Hey, when I was a kid I got bored drawing maps of the future completed Interstate system, so I drew a map of my vision of the Intercontinental Highway. It would have routed up from Buenos Aires, across the Amazon, over Panama, and hit a tee somewhere around Denver. One route would go east as far as Greenland, the other north to the Yukon and across the Bering strait thence to Moscow. A south branch would snake via Singapore, Malaysia, and East Timor to Australia. Another would cross the Middle East and make its way toward Jo'burg. And the other would swing through Paris and provide an excuse to complete the Chunnel. Speed limits, for specially modified vehicles, would have been 200 mph.

I think this fella's operating on about the same level of imagination. ;-)

Seriously, though, there's some merit to this proposal. Bridge and tunnel technology gets better all the time, and several crossings have been completed in recent years that were once deemed economically impossible: from the Chunnel, to the Oresund Crossing into Scandinavia (matched with several so-called Fixed Links in Denmark), to the Confederation Bridge to PEI, to the Rio Playa project in Argentina (Real Soon Now, but very seriously studied). Proposals have been floated for a tunnel under the Irish Sea (using the same prefab-parts concept as the Oresund) to a bridge across the Straits of Marsala to Sicily.
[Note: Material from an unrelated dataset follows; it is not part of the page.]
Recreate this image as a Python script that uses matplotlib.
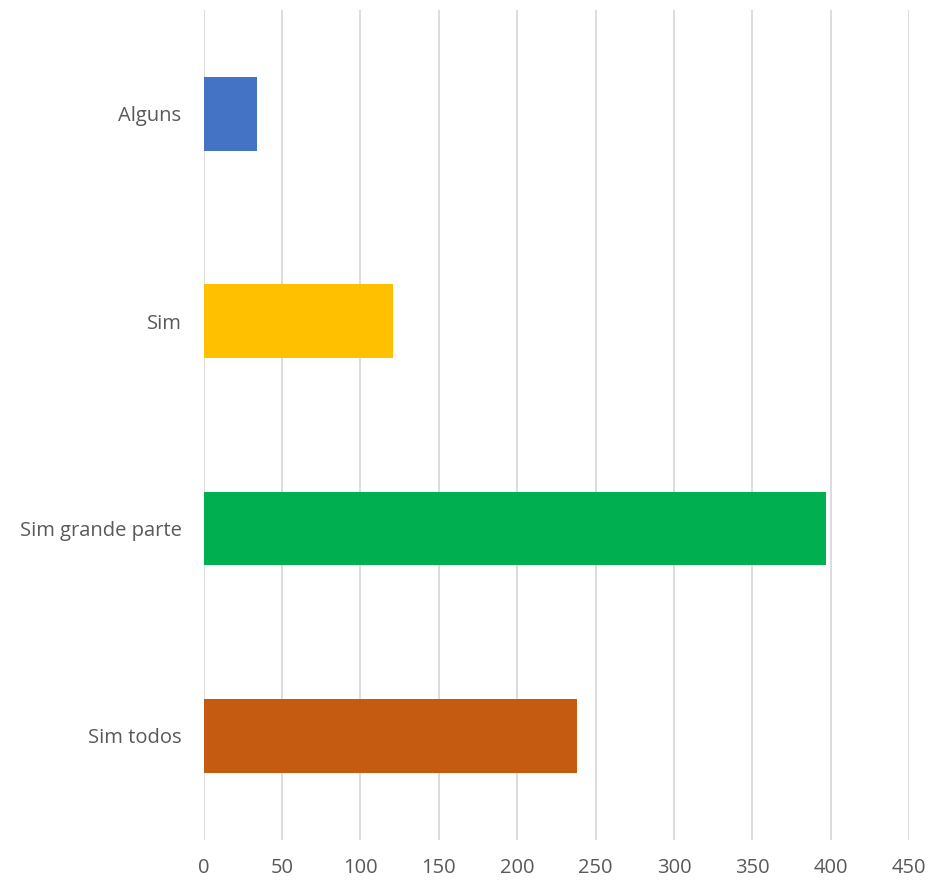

Japan has been very diligently connecting all its major islands for a long time now.

The issues here aren't likely to be resolved any time soon: the far East of Russia is desperate for economic development, and Alaska isn't, so much. (Though Alaskans are notably much less concerned about the environment up there than continentals who've never been there seem to be.) But I wouldn't be a bit surprised to see this looked at more seriously by 2050.
posted by dhartung at 1:31 PM on January 2, 2001


Whoops, forgot to throw in these links: the Oresund Crossing, the Confederation Bridge, Rio Playa project (considered a key goal of the MERCOSUR common market), Strait of Messina bridge, Akashi Kaikyo bridge (part of the Honsho-Shikoku bridge authority, which has completed three major bridges linking those two islands and opened up a major new highway from Osaka to the Hiroshima industrial region).

One of the interesting things you learn is that aside from your average slab highway bridge, many large bridges involve significant technical innovation and are literally engineering experiments. One might try a new cable material, another a new scheme for cable-stayed support. (Cable-stayed bridges are the thing these days.)

There won't be too many new American bridges; we've completed the big ones we need (Mackinac, Golden Gate). It's just possible that New York and Connecticut could get together on a bridge connecting Long Island directly with the northern coast of the Sound, either at Rye or all the way out by Block Island. But other countries are now reaching the point where the benefits are there. I wouldn't expect the spate of bridge-building to abate very soon.